I was revising some C concepts and tried this:
printf(\"%d %d %d\", \"%da\", \'a\', \'A\'); //16079992 97 65
I can understand that for a<
A string in C is a pointer, which has a numeric value (the address). So printf is just printing the address of the string there.
String literals in C are arrays of char which in this context will decay to a pointer to the first element.
What you have is undefined behavior though, since you are misspecifying the format string in printf
and telling it that the pointer is an int which it is not. Most compiler given the correct warning flags(which we should always be using) will provide a warning for this, for example gcc
provides the following warning when using -Wall
:
warning: format '%d' expects argument of type 'int', but argument 2 has type 'char *' [-Wformat=]

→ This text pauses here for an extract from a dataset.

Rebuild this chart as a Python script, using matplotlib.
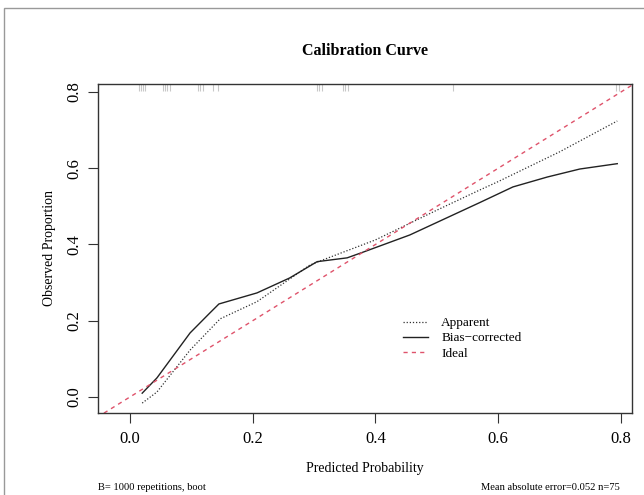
import numpy as np
import matplotlib.pyplot as plt
from matplotlib.patches import Rectangle

plt.rcParams['font.family'] = ['Liberation Serif', 'DejaVu Serif']

# calibration curves
app_x = [0.02, 0.044, 0.098, 0.147, 0.207, 0.293, 0.315, 0.40, 0.50, 0.57, 0.60, 0.70, 0.794]
app_y = [-0.016, 0.013, 0.123, 0.205, 0.25, 0.346, 0.36, 0.412, 0.49, 0.543, 0.565, 0.643, 0.724]

bc_x = [0.02, 0.044, 0.098, 0.13, 0.145, 0.207, 0.26, 0.305, 0.354, 0.38, 0.456, 0.57, 0.624, 0.68, 0.733, 0.794]
bc_y = [0.01, 0.05, 0.168, 0.22, 0.244, 0.273, 0.312, 0.355, 0.365, 0.38, 0.425, 0.51, 0.551, 0.577, 0.598, 0.612]

# predicted probabilities (rug along the top)
rug_x = [0.015, 0.018, 0.021, 0.024, 0.054, 0.057, 0.060, 0.065,
         0.111, 0.114, 0.119, 0.135, 0.143, 0.305, 0.308, 0.313,
         0.347, 0.350, 0.355, 0.527, 0.792, 0.797]

xticks = [0.0, 0.2, 0.4, 0.6, 0.8]
yticks = [0.0, 0.2, 0.4, 0.6, 0.8]

fig = plt.figure(figsize=(6.44, 4.95), dpi=100)
fig.patches.append(Rectangle((4 / 644, -0.01), 1.02, 1 - 8 / 495 + 0.01,
                             transform=fig.transFigure, fill=False,
                             edgecolor='#999999', linewidth=1.0))
ax = fig.add_axes([98 / 644, 1 - 413 / 495, 534 / 644, 329 / 495])

ax.plot(app_x, app_y, color='#333333', linestyle=(0, (1, 1.5)), linewidth=0.9, label='Apparent')
ax.plot(bc_x, bc_y, color='#222222', linestyle='-', linewidth=1.0, label='Bias\u2212corrected')
ax.plot([-0.1, 1.0], [-0.1, 1.0], color='#DF536B', linestyle=(0, (3, 3)), linewidth=1.0, label='Ideal')

ax.vlines(rug_x, 0.979, 1.0, transform=ax.get_xaxis_transform(), color='#bbbbbb', linewidth=0.8, alpha=0.8)

ax.set_xlim(-0.052, 0.818)
ax.set_ylim(-0.042, 0.821)
ax.set_xticks(xticks)
ax.set_yticks(yticks)
ax.set_xticklabels(['%.1f' % t for t in xticks])
ax.set_yticklabels(['%.1f' % t for t in yticks], rotation=90, va='center')
ax.tick_params(direction='out', length=7, width=0.8, labelsize=12, color='#333333')
ax.tick_params(axis='x', pad=6)
ax.tick_params(axis='y', pad=4)
for s in ax.spines.values():
    s.set_linewidth(1.0)
    s.set_color('#333333')

ax.set_xlabel('Predicted Probability', fontsize=10, labelpad=11)
ax.set_ylabel('Observed Proportion', fontsize=10, labelpad=8)
ax.set_title('Calibration Curve', fontsize=11.5, fontweight='bold', pad=21)

ax.legend(loc='upper left', bbox_to_anchor=(0.571, 0.292), frameon=False, fontsize=9.5,
          handlelength=1.9, handletextpad=1.0, labelspacing=0.23, borderaxespad=0,
          borderpad=0)

fig.text(98 / 644, 1 - 488 / 495, 'B= 1000 repetitions, boot', fontsize=7.6, va='center', ha='left')
fig.text(620 / 644, 1 - 488 / 495, 'Mean absolute error=0.052 n=75', fontsize=7.6, va='center', ha='right')

plt.savefig('out.png', dpi=100)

printf("%d %d %d", "%da", 'a', 'A');
^
clang
provides a similar warning it seems by default.
For reference, the draft C99 standard tells us a string literal is a array of char in section 6.4.5
String literals:
[...]initialize an array of static storage duration[...]For character string literals, the array elements have type char, and are initialized with the individual bytes of the multibyte character sequence;[...]
decay to pointer is covered in section 6.3.2.1
Lvalues, arrays, and function designators:
[...]an expression that has type ‘‘array of type’’ is converted to an expression with type ‘‘pointer to type’’ that points to the initial element of the array[...]
and we get undefined behavior from section 7.19.6.1
The fprintf function:
[...]If any argument is not the correct type for the corresponding conversion specification, the behavior is undefined.